Is this Frobenius Monad an internal category in [Hilb, Hilb]? In this paper  we see a Frobenius Monad in example 5.2.  Suppose we take Hilb as the underlying category.  Is this Frobenius Monad an internal category in [Hilb, Hilb]?  If you can show that it is an internal category, please give some data about that category.
Heunen and Tull have a vaguely similar result in theorem 4.7.
 A: Let me just expand on one aspect of my comment and recall the old chestnut that "most" bicategories whose objects are some kind of "structure" tend to fall into one of two classes:


*

*Bicategories whose 1-morpisms are "maps", e.g: 


*

*sets, functions, and identity 2-morphisms

*rings, ring homomorphisms, and identity 2-morphisms

*categories, functors, and natural transformations

*...



versus


*Bicategories whose 1-morphisms are "bimodules", e.g:


*

*sets, spans, and maps of spans

*sets, relations, and inclusion of relations

*rings, bimodules, and bimodule homomorphisms

*categories, profunctors, and natural transformations

*...



Very often, a bicategory of type 1 is included into a bicategory of type 2 to form a proarrow equipment, e.g. 


*

*(sets and functions) $\subset$ (sets and spans)

*(sets and functions) $\subset$ (sets and relations)

*(rings and homomorphisms) $\subset$ (rings and bimodules)
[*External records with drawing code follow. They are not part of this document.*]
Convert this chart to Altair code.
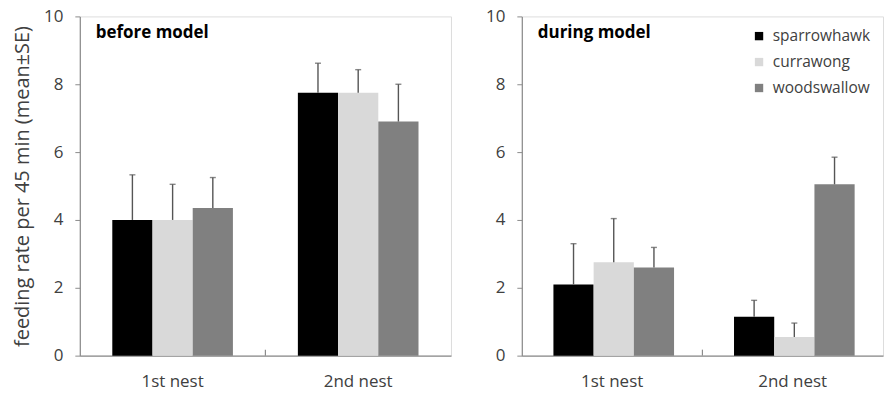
import altair as alt
import pandas as pd

# Nest rounds, model species and their fill shades
nests = ["1st nest", "2nd nest"]
species = ["sparrowhawk", "currawong", "woodswallow"]
shades = ["#000000", "#d9d9d9", "#808080"]

# Feeding rate per 45 min, mean and SE, ordered nest by nest then species
before_mean = [4.0, 4.0, 4.35, 7.75, 7.75, 6.9]
before_se = [1.33, 1.05, 0.9, 0.87, 0.68, 1.1]
during_mean = [2.1, 2.75, 2.6, 1.15, 0.55, 5.05]
during_se = [1.2, 1.29, 0.59, 0.48, 0.41, 0.8]

y_ticks = [0, 2, 4, 6, 8, 10]

FONT = "Open Sans"
TEXT = "#404040"
LINE = "#8c8c8c"
ERR = "#555555"

PAD_INNER = 0.35
PAD_OUTER = 0.175
PLOT_H = 340


def panel(means, ses, label, width, y_title, legend):
    df = pd.DataFrame({
        "nest": [n for n in nests for _ in species],
        "species": species * len(nests),
        "mean": means,
        "se": ses,
    })
    x_scale = alt.Scale(paddingInner=PAD_INNER, paddingOuter=PAD_OUTER)
    base = alt.Chart(df).transform_calculate(upper="datum.mean + datum.se").encode(
        x=alt.X(
            "nest:N", sort=nests, title=None, scale=x_scale,
            axis=alt.Axis(
                labelFontSize=17, labelColor=TEXT, labelFont=FONT, labelAngle=0,
                domainColor=LINE, domainWidth=1.2, ticks=False, labelPadding=18,
            ),
        ),
        xOffset=alt.XOffset("species:N", sort=species,
                            scale=alt.Scale(paddingInner=0, paddingOuter=0)),
    )
    y_axis = alt.Axis(
        values=y_ticks, grid=False, labelFontSize=17, labelColor=TEXT,
        labelFont=FONT, domainColor=LINE, domainWidth=1.2, tickColor=LINE,
        tickSize=5, labelPadding=12, title=y_title, titleFont=FONT,
        titleFontSize=20, titleFontWeight="normal", titleColor=TEXT,
        titlePadding=11,
    )
    bars = base.mark_bar().encode(
        y=alt.Y("mean:Q", scale=alt.Scale(domain=[0, 10]), axis=y_axis),
        color=alt.Color("species:N", sort=species,
                        scale=alt.Scale(domain=species, range=shades),
                        legend=legend),
    )
    err = base.mark_rule(color=ERR, strokeWidth=1.4).encode(
        y="mean:Q", y2="upper:Q"
    )
    cap = base.mark_tick(color=ERR, size=6, thickness=1.4).encode(y="upper:Q")

    # category divider tick, standing up from the baseline between the two nests
    step = width / (len(nests) - PAD_INNER + 2 * PAD_OUTER)
    divider = alt.Chart(pd.DataFrame({"nest": nests[1:]})).mark_rule(
        color=LINE, strokeWidth=1.2, xOffset=-PAD_INNER * step / 2
    ).encode(
        x=alt.X("nest:N", sort=nests, bandPosition=0),
        y=alt.value(PLOT_H - 6),
        y2=alt.value(PLOT_H),
    )
    heading = alt.Chart(pd.DataFrame({"t": [label]})).mark_text(
        font=FONT, fontSize=17, fontWeight="bold", color="#000000",
        align="left", baseline="middle",
    ).encode(x=alt.value(16), y=alt.value(17), text="t:N")
    return alt.layer(bars, err, cap, divider, heading).properties(
        width=width, height=PLOT_H
    )


legend = alt.Legend(
    orient="none", legendX=230, legendY=12, title=None,
    symbolType="square", symbolSize=70, symbolStrokeWidth=0,
    labelFontSize=15.5, labelColor=TEXT, labelFont=FONT, rowPadding=9,
    labelOffset=6,
)

left = panel(before_mean, before_se, "before model", 372,
             "feeding rate per 45 min (mean±SE)", None)
right = panel(during_mean, during_se, "during model", 362, None, legend)

chart = alt.hconcat(left, right, spacing=33).resolve_legend(
    color="independent"
).properties(
    padding={"left": 12, "top": 6, "right": 0, "bottom": 0}
).configure_view(stroke=LINE, strokeWidth=1.2).configure(background="#ffffff")

chart.save("out.html", embed_options={"renderer": "svg", "actions": False})
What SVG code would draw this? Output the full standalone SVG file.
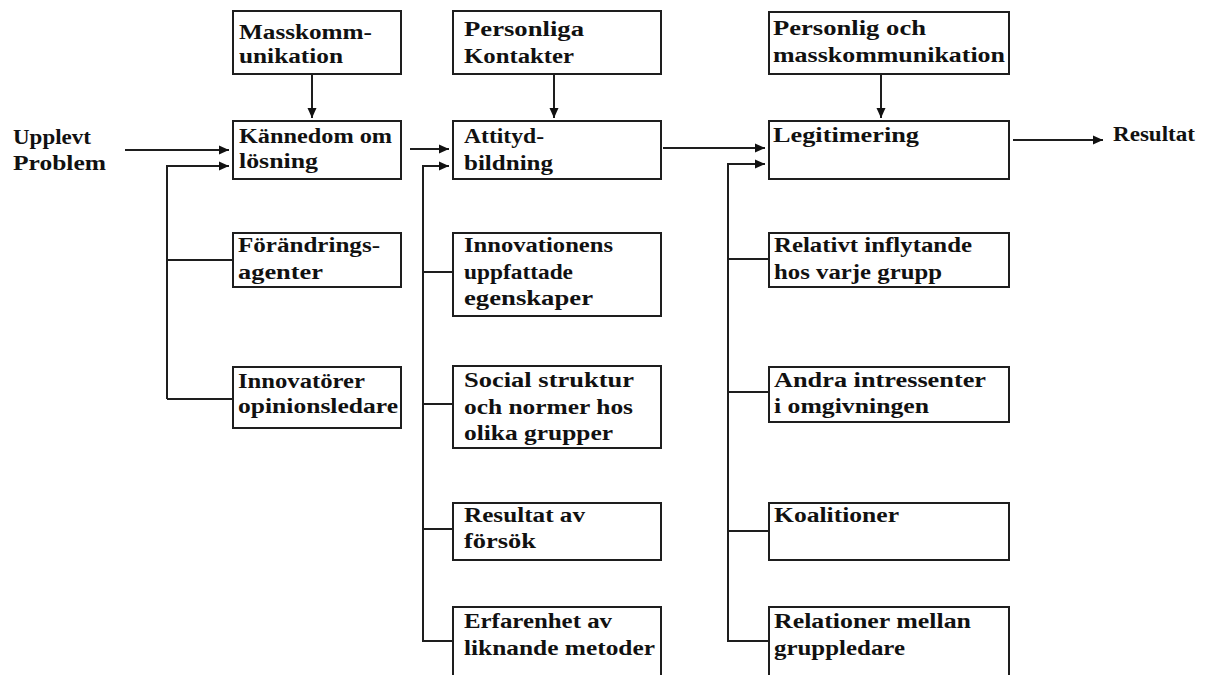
<svg xmlns="http://www.w3.org/2000/svg" width="1215" height="675" viewBox="0 0 1215 675">
<style>
.box{fill:#fff;stroke:#1e1e1e;stroke-width:2}
.ln{fill:none;stroke:#1e1e1e;stroke-width:2}
.ar{fill:none;stroke:#1e1e1e;stroke-width:2;marker-end:url(#ah)}
text{font-family:"Liberation Serif","Times New Roman",serif;font-weight:bold;font-size:20px;fill:#111}
</style>
<defs>
<marker id="ah" markerUnits="userSpaceOnUse" markerWidth="11" markerHeight="10" refX="10" refY="5" orient="auto">
<path d="M0,0.5 L10,5 L0,9.5 z" fill="#111"/>
</marker>
</defs>
<rect width="1215" height="675" fill="#fff"/>
<g id="connectors">
<line class="ar" x1="312" y1="75" x2="312" y2="118"/>
<line class="ar" x1="554" y1="75" x2="554" y2="118"/>
<line class="ar" x1="881" y1="75" x2="881" y2="118"/>
<line class="ar" x1="125" y1="150" x2="229" y2="150"/>
<polyline class="ar" points="167,399 167,166 229,166"/>
<line class="ln" x1="167" y1="260" x2="233" y2="260"/>
<line class="ln" x1="167" y1="399" x2="233" y2="399"/>
<line class="ar" x1="410" y1="149" x2="449" y2="149"/>
<polyline class="ar" points="423,641 423,166 449,166"/>
<line class="ln" x1="423" y1="272" x2="453" y2="272"/>
<line class="ln" x1="423" y1="404" x2="453" y2="404"/>
<line class="ln" x1="423" y1="529" x2="453" y2="529"/>
<line class="ln" x1="422" y1="641" x2="453" y2="641"/>
<line class="ar" x1="663" y1="148" x2="765" y2="148"/>
<polyline class="ar" points="728,641 728,164 765,164"/>
<line class="ln" x1="728" y1="259" x2="769" y2="259"/>
<line class="ln" x1="728" y1="392" x2="769" y2="392"/>
<line class="ln" x1="728" y1="531" x2="769" y2="531"/>
<line class="ln" x1="727" y1="641" x2="769" y2="641"/>
<line class="ar" x1="1013" y1="140" x2="1103" y2="140"/>
</g>
<g id="upplevt">
<text x="13" y="144" textLength="78" lengthAdjust="spacingAndGlyphs">Upplevt</text>
<text x="13" y="170" textLength="93" lengthAdjust="spacingAndGlyphs">Problem</text>
</g>
<g id="masskommunikation">
<rect class="box" x="233" y="11" width="168" height="63"/>
<text x="239" y="39" textLength="133" lengthAdjust="spacingAndGlyphs">Masskomm-</text>
<text x="239" y="63" textLength="104" lengthAdjust="spacingAndGlyphs">unikation</text>
</g>
<g id="kannedom">
<rect class="box" x="233" y="121" width="168" height="58"/>
<text x="239" y="143" textLength="153" lengthAdjust="spacingAndGlyphs">Kännedom om</text>
<text x="239" y="168" textLength="79" lengthAdjust="spacingAndGlyphs">lösning</text>
</g>
<g id="forandringsagenter">
<rect class="box" x="233" y="233" width="168" height="54"/>
<text x="238" y="252" textLength="142" lengthAdjust="spacingAndGlyphs">Förändrings-</text>
<text x="238" y="279" textLength="85" lengthAdjust="spacingAndGlyphs">agenter</text>
</g>
<g id="innovatorer">
<rect class="box" x="233" y="367" width="168" height="61"/>
<text x="238" y="388" textLength="127" lengthAdjust="spacingAndGlyphs">Innovatörer</text>
<text x="238" y="413" textLength="160" lengthAdjust="spacingAndGlyphs">opinionsledare</text>
</g>
<g id="personliga">
<rect class="box" x="453" y="11" width="208" height="63"/>
<text x="464" y="36" textLength="120" lengthAdjust="spacingAndGlyphs">Personliga</text>
<text x="464" y="63" textLength="110" lengthAdjust="spacingAndGlyphs">Kontakter</text>
</g>
<g id="attityd">
<rect class="box" x="453" y="121" width="208" height="58"/>
<text x="464" y="143" textLength="80" lengthAdjust="spacingAndGlyphs">Attityd-</text>
<text x="464" y="170" textLength="89" lengthAdjust="spacingAndGlyphs">bildning</text>
</g>
<g id="innovationens">
<rect class="box" x="453" y="233" width="208" height="83"/>
<text x="464" y="252" textLength="149" lengthAdjust="spacingAndGlyphs">Innovationens</text>
<text x="464" y="279" textLength="109" lengthAdjust="spacingAndGlyphs">uppfattade</text>
<text x="464" y="305" textLength="129" lengthAdjust="spacingAndGlyphs">egenskaper</text>
</g>
<g id="social">
<rect class="box" x="453" y="366" width="208" height="82"/>
<text x="464" y="387" textLength="170" lengthAdjust="spacingAndGlyphs">Social struktur</text>
<text x="464" y="414" textLength="169" lengthAdjust="spacingAndGlyphs">och normer hos</text>
<text x="464" y="440" textLength="149" lengthAdjust="spacingAndGlyphs">olika grupper</text>
</g>
<g id="resultatav">
<rect class="box" x="453" y="503" width="208" height="57"/>
<text x="464" y="522" textLength="121" lengthAdjust="spacingAndGlyphs">Resultat av</text>
<text x="464" y="548" textLength="72" lengthAdjust="spacingAndGlyphs">försök</text>
</g>
<g id="erfarenhet">
<rect class="box" x="453" y="607" width="208" height="90"/>
<text x="464" y="628" textLength="148" lengthAdjust="spacingAndGlyphs">Erfarenhet av</text>
<text x="464" y="655" textLength="191" lengthAdjust="spacingAndGlyphs">liknande metoder</text>
</g>
<g id="personligoch">
<rect class="box" x="769" y="12" width="240" height="62"/>
<text x="773" y="35" textLength="153" lengthAdjust="spacingAndGlyphs">Personlig och</text>
<text x="773" y="62" textLength="232" lengthAdjust="spacingAndGlyphs">masskommunikation</text>
</g>
<g id="legitimering">
<rect class="box" x="769" y="121" width="240" height="58"/>
<text x="773" y="142" textLength="146" lengthAdjust="spacingAndGlyphs">Legitimering</text>
</g>
<g id="resultat">
<text x="1113" y="141" textLength="82" lengthAdjust="spacingAndGlyphs">Resultat</text>
</g>
<g id="relativt">
<rect class="box" x="769" y="233" width="240" height="54"/>
<text x="774" y="252" textLength="198" lengthAdjust="spacingAndGlyphs">Relativt inflytande</text>
<text x="774" y="279" textLength="168" lengthAdjust="spacingAndGlyphs">hos varje grupp</text>
</g>
<g id="andra">
<rect class="box" x="769" y="367" width="240" height="55"/>
<text x="774" y="387" textLength="212" lengthAdjust="spacingAndGlyphs">Andra intressenter</text>
<text x="774" y="413" textLength="155" lengthAdjust="spacingAndGlyphs">i omgivningen</text>
</g>
<g id="koalitioner">
<rect class="box" x="769" y="503" width="240" height="57"/>
<text x="774" y="522" textLength="125" lengthAdjust="spacingAndGlyphs">Koalitioner</text>
</g>
<g id="relationer">
<rect class="box" x="769" y="607" width="240" height="90"/>
<text x="774" y="628" textLength="197" lengthAdjust="spacingAndGlyphs">Relationer mellan</text>
<text x="774" y="655" textLength="131" lengthAdjust="spacingAndGlyphs">gruppledare</text>
</g>
</svg>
*(categories and functors) $\subset$ (categories and profunctors)

*...


A monad in a type 1 bicategory often looks like, well, a monad. A monad in a type 2 bicategory often looks like some kind of category. Exercise: work out what a monad is in each of the above bicategories. In particular, a monad in $Span(C)$ is the same as an internal category in $C$.
The question is asking for a comparison between monads in a type 1 bicategory ($Cat$) and monads in a type 2 bicategory ($Span([Hilb,Hilb])$), which doesn't look very promising.
The linked comparison by Heunen and Tull compares monads in two type-2 bicategories (a category of relations vs. a category of spans), so passes the smell test.